May 27th, 2016 at 6:01 am
And before I go, thank you Steve for giving me exposure on your blog
May 27th, 2016 at 8:49 am
You’re welcome. I hope the book sells well!
May 27th, 2016 at 11:36 am
Michael, did you cover Lemmy Caution’s film career in Europe?
It is an example that a writer’s character can have influence beyond its creator.
May 27th, 2016 at 2:17 pm
Michael Keyton,
You sold one on here anyway. Bought the Kindle yesterday and the physical book soon.
Fine job all around.
Cheyney is to the West End nightclub milieu of London in the thirties and forties what Dickens was to his London, Doyle his, Simenon his Paris, or Ambler his Eastern Europe.

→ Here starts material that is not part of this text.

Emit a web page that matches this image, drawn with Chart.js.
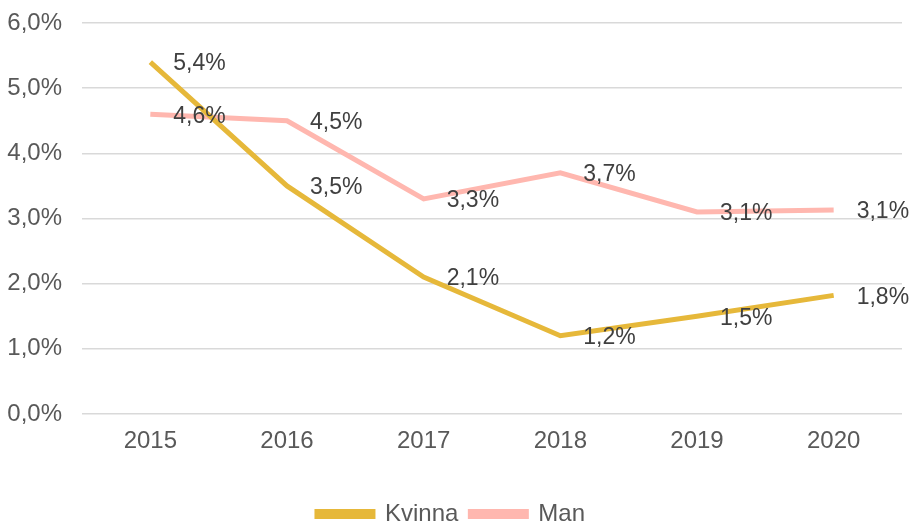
<!DOCTYPE html>
<html>
<head>
<meta charset="utf-8">
<script src="https://cdn.jsdelivr.net/npm/chart.js@4"></script>
<style>
	html, body { margin: 0; padding: 0; background: #fff; }
	#wrap { width: 914px; height: 525px; }
</style>
</head>
<body>
<div id="wrap"><canvas id="myChart" width="914" height="525"></canvas></div>
<script>
var years = ["2015", "2016", "2017", "2018", "2019", "2020"]
var kvinna = [5.4, 3.5, 2.1, 1.2, 1.5, 1.82]
var man = [4.6, 4.5, 3.3, 3.7, 3.1, 3.13]
var yTicks = [0, 1, 2, 3, 4, 5, 6]

var fontFam = "'Liberation Sans', Arial, sans-serif"

function pct(v) {
	return v.toFixed(1).replace(".", ",") + "%"
}

// labels to the right of each point, like the original
var pointLabels = {
	id: "pointLabels",
	afterDatasetsDraw: function (chart) {
		var ctx = chart.ctx
		ctx.save()
		ctx.font = "23px " + fontFam
		ctx.fillStyle = "#404040"
		ctx.textAlign = "left"
		ctx.textBaseline = "middle"
		chart.data.datasets.forEach(function (ds, i) {
			chart.getDatasetMeta(i).data.forEach(function (pt, j) {
				ctx.fillText(pct(ds.data[j]), pt.x + 23, pt.y + 2)
			})
		})
		ctx.restore()
	},
}

var ctx = document.getElementById("myChart").getContext("2d")
var myChart = new Chart(ctx, {
	type: "line",
	data: {
		labels: years,
		datasets: [
			{
				label: "Kvinna",
				data: kvinna,
				borderColor: "#E6B83A",
				backgroundColor: "#E6B83A",
				borderWidth: 5,
				pointRadius: 0,
				tension: 0,
			},
			{
				label: "Man",
				data: man,
				borderColor: "#FFB7AF",
				backgroundColor: "#FFB7AF",
				borderWidth: 5,
				pointRadius: 0,
				tension: 0,
			},
		],
	},
	options: {
		responsive: false,
		animation: false,
		layout: {padding: {top: 23, right: 12, left: 0, bottom: -11}},
		scales: {
			x: {
				offset: true,
				grid: {display: false},
				border: {display: false},
				ticks: {
					color: "#595959",
					font: {size: 24, family: fontFam},
					padding: 5,
				},
				afterFit: function (scale) {
					scale.height = 76
				},
			},
			y: {
				min: 0,
				max: 6,
				afterBuildTicks: function (scale) {
					scale.ticks = yTicks.map(function (v) { return {value: v} })
				},
				afterFit: function (scale) {
					scale.width = 82
					scale.paddingTop = 0
					scale.paddingBottom = 0
				},
				grid: {color: "#D9D9D9", lineWidth: 1.5, drawTicks: false},
				border: {display: false},
				ticks: {
					color: "#595959",
					font: {size: 24, family: fontFam},
					padding: 20,
					callback: function (v) { return pct(v) },
				},
			},
		},
		plugins: {
			legend: {
				position: "bottom",
				labels: {
					color: "#595959",
					font: {size: 24, family: fontFam},
					boxWidth: 56,
					boxHeight: 5,
					padding: 12,
				},
			},
			tooltip: {enabled: false},
		},
	},
	plugins: [pointLabels],
})
</script>
</body>
</html>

You come away from the Slim Callaghan novels and stories feeling as if your clothes stink of sweat, cigarette smoke, Chanel, and rye as if you spent your nights in one of those joints listening to a slinky chanteuse warbling torch songs in a smoke filled dining room.
May 31st, 2016 at 10:59 am
Michael, I toyed with the idea of adding a chapter on films, but rightly or wrongly decided against it. I didn’t think I could write much – other than generalisations, where as the books allowed me to be specific in terms of quotations. I had a similar problem with Cheyney’s book covers, which I love, until I found I could link them to Cheyney’s obsession with costume.

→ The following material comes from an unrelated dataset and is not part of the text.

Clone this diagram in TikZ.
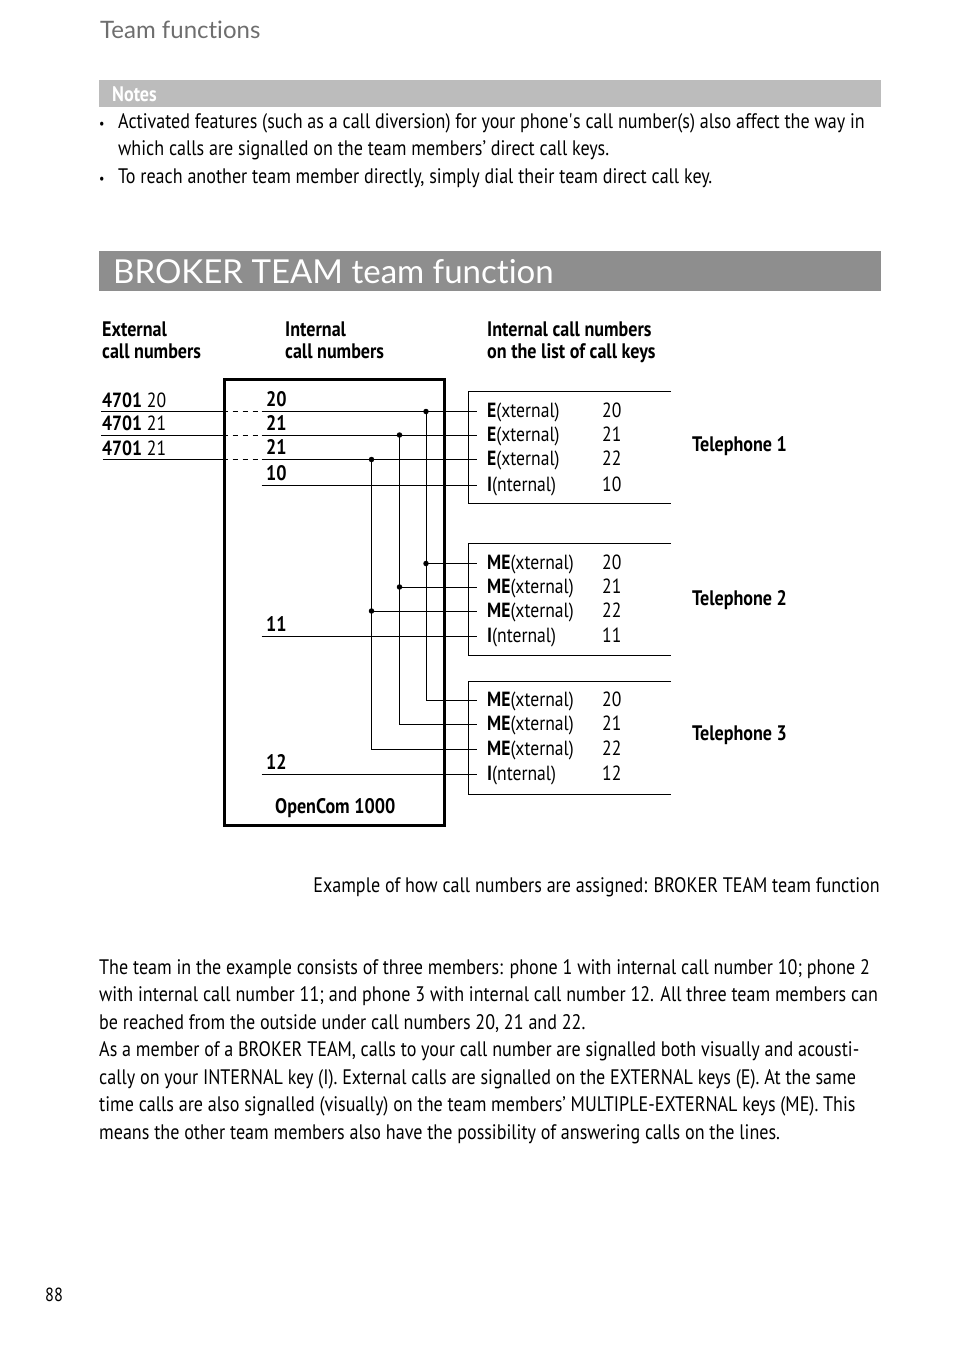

May 31st, 2016 at 11:09 am
David, I can only say thank you for buying the book – and the kind words. You also evoke the same mind picture I have on reading his books. Apropos the previous two comments, I’m no great film critic but instinct tells me there’s scope for an atmospheric’ TV series with high production values. Let’s face most of Cheyney’s books are already virtual scripts and a good producer could ‘show’ rather than ‘tell’.